Calibration-Induced Systematics in SALT3 Training and Their Impact on Dark Energy Constraints from Stage IV Supernova Surveys
Kene Anumba, David O. Jones, Richard Kessler, Daniel Scolnic, W. D'Arcy Kenworthy, Rebecca C. Chen, Bastien Carreres, Maria Vincenzi, Erik R. Peterson, Maria Acevedo, Ben Rose, Dillon Brout, Jillian Paulin, Rujuta A. Purohit, Rebekah Hounsell

TL;DR
This study quantifies how calibration uncertainties in supernova surveys impact dark energy constraints, revealing that calibration during light-curve fitting significantly degrades the figure of merit.
Contribution
It demonstrates that calibration uncertainties during light-curve fitting dominate over those during model training, affecting dark energy constraints in supernova surveys.
Findings
Calibration shifts of 5 mmag reduce FoM by ~50%.
Calibration during light-curve fitting causes more degradation than during model training.
FoM dependence on calibration uncertainty is roughly linear.
Abstract
In the coming years, the Vera Rubin Observatory's Legacy Survey of Space and Time (Rubin-LSST) and the Nancy Grace Roman Space Telescope's (Roman) High Latitude Time Domain Survey (HLTDS) are expected to discover more than a million Type Ia supernovae (SNe Ia), several orders of magnitude more than current samples and with a tighter control on systematic uncertainties.

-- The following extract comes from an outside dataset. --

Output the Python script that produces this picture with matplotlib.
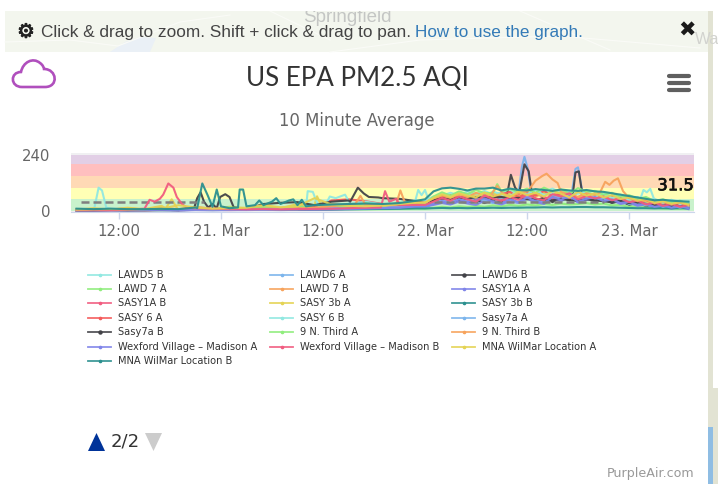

One of the largest systematic uncertainties in cosmological analyses with SNe Ia is the accuracy of the spectro-photometric model for SNe Ia time series data, which depends on the photometric calibration of the surveys. To quantify the impact of this uncertainty, we analyze simulated Rubin-LSST and HLTDS data, perturb the photometric zero-points and filter mean wavelengths, and propagate these systematics to spectral model recovery, estimated distances, and dark energy figure of merit (FoM) based on the CDM…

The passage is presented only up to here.